En 2013 apareció La vi mutar, el primer libro de Natalia Rodríguez Simón, publicado por la editorial Wu Wei. Una nouvelle en la que la voz de un niño cuenta (y da cuenta de) cómo los cuerpos de las mujeres de su barrio se van transformando, van mutando hacia otra cosa, abandonando el reino animal para entrar sueltas y libres al reino vegetal. Es una novelita (el diminutivo es por su brevedad, nada peyorativo en esta elección, todo lo contrario) que bucea en las vidas de las mujeres de clase media baja, en sus destinos de amas de casa, madres y esposas de hombres que salen a trabajar. Ese mundo exterior, el de las proezas épicas masculinas, que les está vedado y sin embargo impacta en sus vidas y en sus cuerpos. Ya en ese primer trabajo de Rodríguez Simón había un interés particular por los cuerpos, por cómo ponen el cuerpo las mujeres (o qué hace la sociedad con esos cuerpos).
En Era tan oscuro el monte, su segunda novela, publicada hace unos meses por Mardulce, vuelve a la carga y redobla su apuesta. La novela empieza con una imagen brutal: una mujer golpeada, violada y con la boca rota, sin sus dientes; una beba que llora. La boca vacía de esa mujer es oscura y húmeda como una cueva. Igual que el pequeño local donde ella tiene su negocio, una verdulería de barrio, y donde también vive. Oscura porque aún no abrió, húmeda, con el olor a humedad que desprenden las verduras frescas, las maderas de los cajones, los tallos, las raíces de la rúcula. La mujer se arrastra en esa oscuridad, en esa cueva que la guarece como a un animal herido; se esconde allí con su cría, esa beba que no deja de bramar pidiendo teta. Esas dos mujeres, la niña y la madre, no tienen nombre o, mejor dicho, nunca se las nombra en la novela de otra manera que en relación a alguien. En el caso de la mujer, en relación al esposo, el Aldo, ella será siempre “su mujercita” y la nena será siempre “la guagua” tanto de ella como de él. El Aldo es un miserable, un pobre diablo, un bueno para nada, uno que no sirve ni siquiera para ser matón. Sin embargo, posee algo: una mujer, esa mujer. En este orden de cosas hasta el último orejón del tarro tiene un orejón del tarro por debajo de él: una mujer, claro. Ella en cambio no posee nada más que esa hija y a medias porque la otra mitad es del Aldo, del padre. Posee un poco esa tienda y unos ahorros que debe esconder hasta de su propio marido que ya una vez la robó.
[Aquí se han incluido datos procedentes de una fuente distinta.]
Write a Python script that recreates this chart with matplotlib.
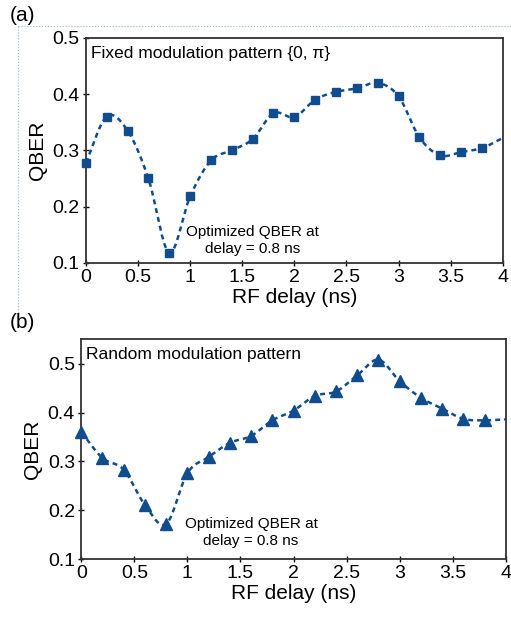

El presente del relato aparece fragmentado por los flash-backs que reconstruyen la historia de la mujer y el Aldo, inmigrantes y pobres, desde que salen de su tierra hasta que se instalan en un conurbano bonaerense de pasillos villeros, de bailantas, del trabajo de los hombres en la construcción, de la relación endeble que se establece entre las mujeres que defienden la hombría de sus machos (hijos, concubinos, amantes) al punto de traicionar la alianza de género (sororidad) que sólo parece existir en los manuales del feminismo ilustrado. El cuerpo masculino es el de los arrebatos, los fluidos de la calentura y el alcohol, el que se mueve y se frota al son de la cumbia; el que se rompe el lomo de sol a sol. El cuerpo de las mujeres es un terreno baldío en el que ellos ranchan cómo y cuándo se les da la gana.
Aunque la apretada (y seguramente injusta) síntesis que hago de la trama se parece bastante al mundo real por suerte existe el lenguaje y el trabajo exquisito que la autora hace con él. La escritura de Natalia Rodríguez Simón encandila. La violencia de este universo se construye de un modo preciso, las palabras no están puestas al tun tún; los giros lingüísticos, las repeticiones, las frases hechas, no están en función de la verosimilitud sino de la poética del relato. Era tan oscuro el monte es una novela notable y su autora una de las voces más personales de la nueva narrativa argentina.